In deze zaak heeft het Gerechtshof Arnhem-Leeuwarden op 12 augustus 2021 uitspraak gedaan in hoger beroep betreffende de terbeschikkingstelling van een terbeschikkinggestelde, geboren in 1969. Het hof heeft de beslissing van de rechtbank Den Haag van 23 februari 2021, die de terbeschikkingstelling met een jaar verlengde, vernietigd. De officier van justitie had verzocht om verlenging van de terbeschikkingstelling, maar het hof oordeelde dat er geen redenen zijn om de maatregel voort te zetten. Het hof baseerde zijn oordeel op een update van het verlengingsadvies van de reclassering en de verklaring van een deskundige die ter zitting aanwezig was. Het recidiverisico was volgens de reclassering en de deskundige zodanig beperkt dat beëindiging van de terbeschikkingstelling verantwoord was.
Tijdens de zitting op 5 augustus 2021 werd de terbeschikkinggestelde gehoord, bijgestaan door haar raadsman, mr. D.W.H.M. Wolters, en de advocaat-generaal, mr. V. Smink. De terbeschikkinggestelde had hard gewerkt aan haar resocialisatie en was gemotiveerd om haar behandeling voort te zetten, ook na beëindiging van de maatregel. De advocaat-generaal steunde de beëindiging van de terbeschikkingstelling, wijzend op de afname van het recidiverisico en de goede regelingen voor behandeling en begeleiding die ook na beëindiging van de maatregel zouden blijven bestaan.
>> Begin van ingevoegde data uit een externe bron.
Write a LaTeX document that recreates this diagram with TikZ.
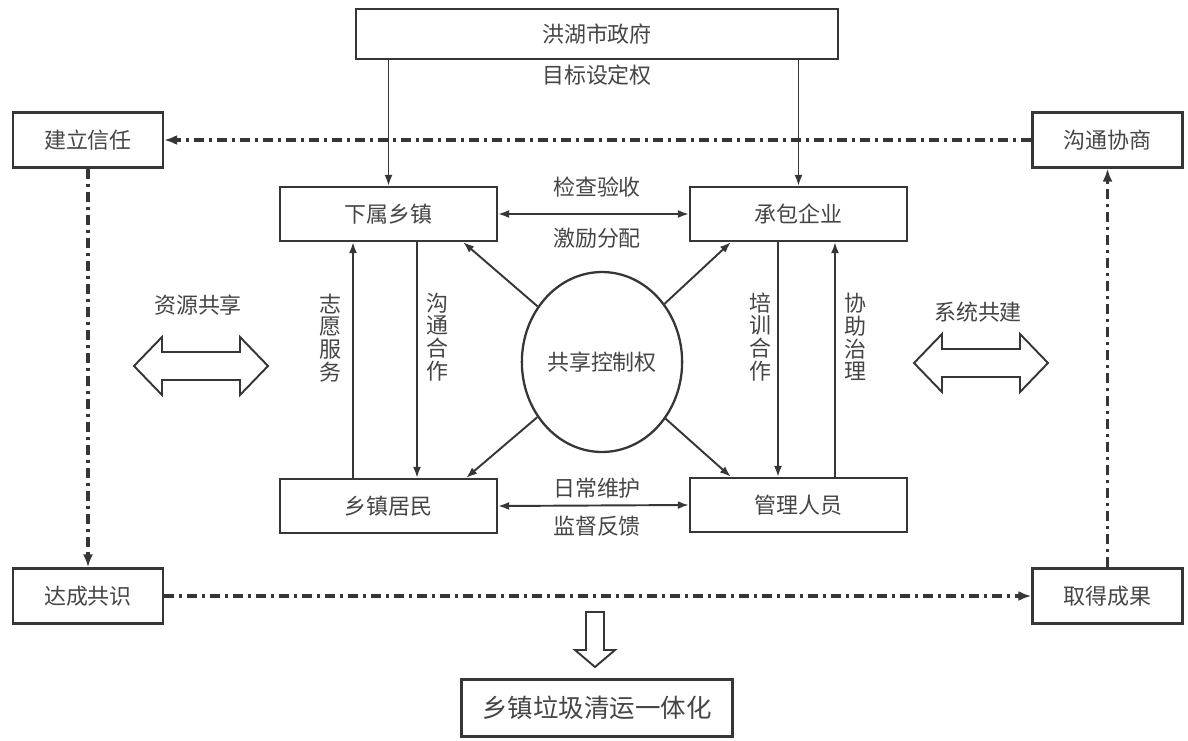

Het hof concludeerde dat de veiligheid van anderen niet langer een verlenging van de terbeschikkingstelling vereiste. De terbeschikkingstelling was op 28 januari 2011 ingegaan en had inmiddels meer dan tien jaar geduurd. Het hof oordeelde dat de terbeschikkinggestelde de benodigde behandeling had aanvaard, wat had geleid tot een positieve ontwikkeling en een laag recidiverisico. Daarom werd de vordering van de officier van justitie tot verlenging van de terbeschikkingstelling afgewezen en werd de beslissing van de rechtbank vernietigd.